Miscellany

Comment: Books I read in 2012 but did not blog about.

How very post-modern of me – a blog about things I didn’t blog about! The intention was always to write about what I read, but in 2012 I made a few exceptions – either I struggled to formulate anything coherent about the books, or er, …
Crime and Punishment. Yes I did really read this through to the bitter end, although it was something of a struggle. Why didn’t I blog about it? Some novels are just so monumental it is hard to find anything original or insightful to say. But that’s not the real reason if I am completely honest. At the heart of this novel is a shocking and brutal double murder shown through the eyes of the murderer. The reader is invited to empathise with the killer – not to condone their actions but to come to some sort of understanding of their behaviour, bizarre and erratic though it is. I didn’t, and I fully recognise that is a failure on my part. But without that understanding the rest of the novel is just so many words. The other relatively minor issue I had with this novel was the translation – it was heavy handed and cumbersome, which may have been true to the original text, I have no way of knowing, but make a tough read even tougher.
Oleanna – David Mamet. I read this very quickly earlier in 2012, so definitely need to revisit it in 2013. It is a highly fractured text – a lot of the speeches are one side of telephone conversations, or fast paced cross-purpose arguments, which on the page are almost unintelligible, but in performance I am sure would make a lot more sense. On my initial superficial reading I got the impression that the play condoned violence towards women, which I can’t believe for one minute is right (although I know the play on first publication was considered controversial) – so I definitely need to reread.

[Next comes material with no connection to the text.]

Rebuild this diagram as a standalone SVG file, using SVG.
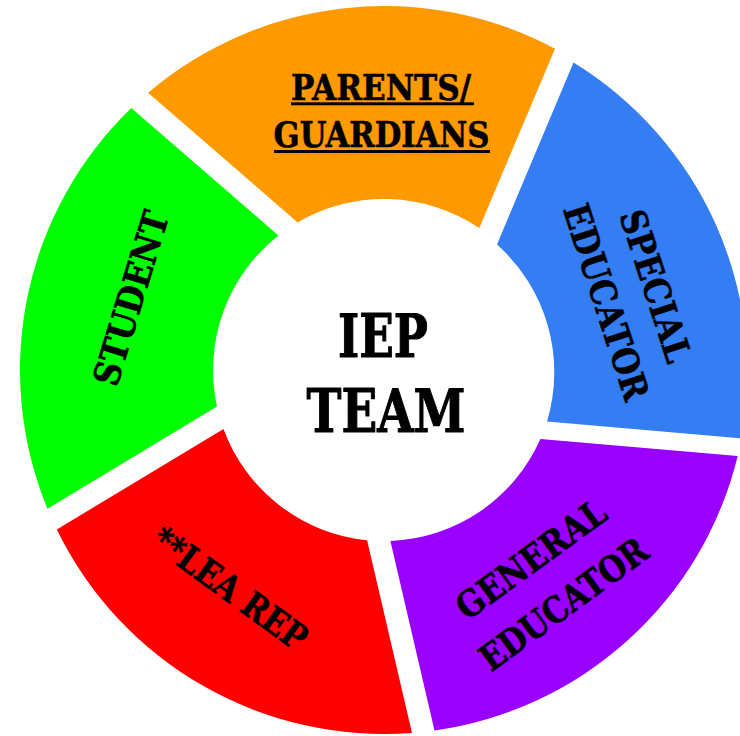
<svg xmlns="http://www.w3.org/2000/svg" width="740" height="736" viewBox="0 0 740 736">
  <style>
    .lbl { font-family: 'DejaVu Serif', 'Liberation Serif', serif; font-weight: bold; font-size: 36px; fill: #000000; stroke: #000000; stroke-width: 0.6px; stroke-linejoin: round; text-anchor: middle; }
    .big { font-size: 60px; stroke-width: 1.1px; }
    .ul { fill: #000000; }
  </style>
  <rect x="0" y="0" width="740" height="736" fill="#ffffff"/>
  <g id="connectors"/>
  <g id="general-educator">
    <path d="M737.7,456.0 A364,364 0 0 1 434.5,730.5 L390.4,540.9 A171,171 0 0 0 540.4,439.1 Z" fill="#9900FF"/>
    <g transform="translate(547 581.3) rotate(-36)">
      <text class="lbl" x="0" y="-14.6" textLength="176" lengthAdjust="spacingAndGlyphs">GENERAL</text>
      <text class="lbl" x="0" y="40.8" textLength="198" lengthAdjust="spacingAndGlyphs">EDUCATOR</text>
    </g>
  </g>
  <g id="lea-rep">
    <path d="M412.0,732.9 A364,364 0 0 1 56.8,529.5 L223.5,428.9 A171,171 0 0 0 367.1,540.2 Z" fill="#FF0000"/>
    <text class="lbl" x="0" y="13.1" transform="translate(230 588) rotate(36)" textLength="182" lengthAdjust="spacingAndGlyphs">**LEA REP</text>
  </g>
  <g id="student">
    <path d="M47.5,508.8 A364,364 0 0 1 131.3,108.0 L278.4,235.5 A171,171 0 0 0 217.0,406.5 Z" fill="#00FF00"/>
    <text class="lbl" x="0" y="13.1" transform="translate(130.5 298) rotate(-73)" textLength="180" lengthAdjust="spacingAndGlyphs">STUDENT</text>
  </g>
  <g id="parents-guardians">
    <path d="M148.1,92.8 A364,364 0 0 1 555.0,48.7 L479.3,228.0 A171,171 0 0 0 297.6,222.4 Z" fill="#FF9900"/>
    <text class="lbl" x="381" y="100" textLength="180" lengthAdjust="spacingAndGlyphs">PARENTS/</text>
    <rect class="ul" x="291" y="102.3" width="183" height="3"/>
    <text class="lbl" x="381.5" y="146.7" textLength="216" lengthAdjust="spacingAndGlyphs">GUARDIANS</text>
    <rect class="ul" x="274" y="150" width="216" height="3"/>
  </g>
  <g id="special-educator">
    <path d="M573.5,62.5 A364,364 0 0 1 741.5,438.3 L547.0,421.6 A171,171 0 0 0 497.0,244.5 Z" fill="#347DF2"/>
    <g transform="translate(631.3 294) rotate(72)">
      <text class="lbl" x="0" y="-12.8" textLength="158" lengthAdjust="spacingAndGlyphs">SPECIAL</text>
      <text class="lbl" x="0" y="39" textLength="204" lengthAdjust="spacingAndGlyphs">EDUCATOR</text>
    </g>
  </g>
  <g id="iep-team">
    <text class="lbl big" x="383" y="356.7" textLength="90" lengthAdjust="spacingAndGlyphs">IEP</text>
    <text class="lbl big" x="386" y="431.7" textLength="159" lengthAdjust="spacingAndGlyphs">TEAM</text>
  </g>
</svg>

50 Literature Ideas you really need to know – John Sutherland. A text book really, but bite-sized introductions to a wide range of literature concepts such as Post-Modernism, Structuralism, Post-Colonialism, and a lot of other -isms. Text books aren’t really for reading, as any student will tell you, but for referring to in the course of that frenzied last few hours of revision. Sutherland works hard at making this all accessible, but there is only so far you can go with Deconstructionism without reducing it down to an alternative set of labels.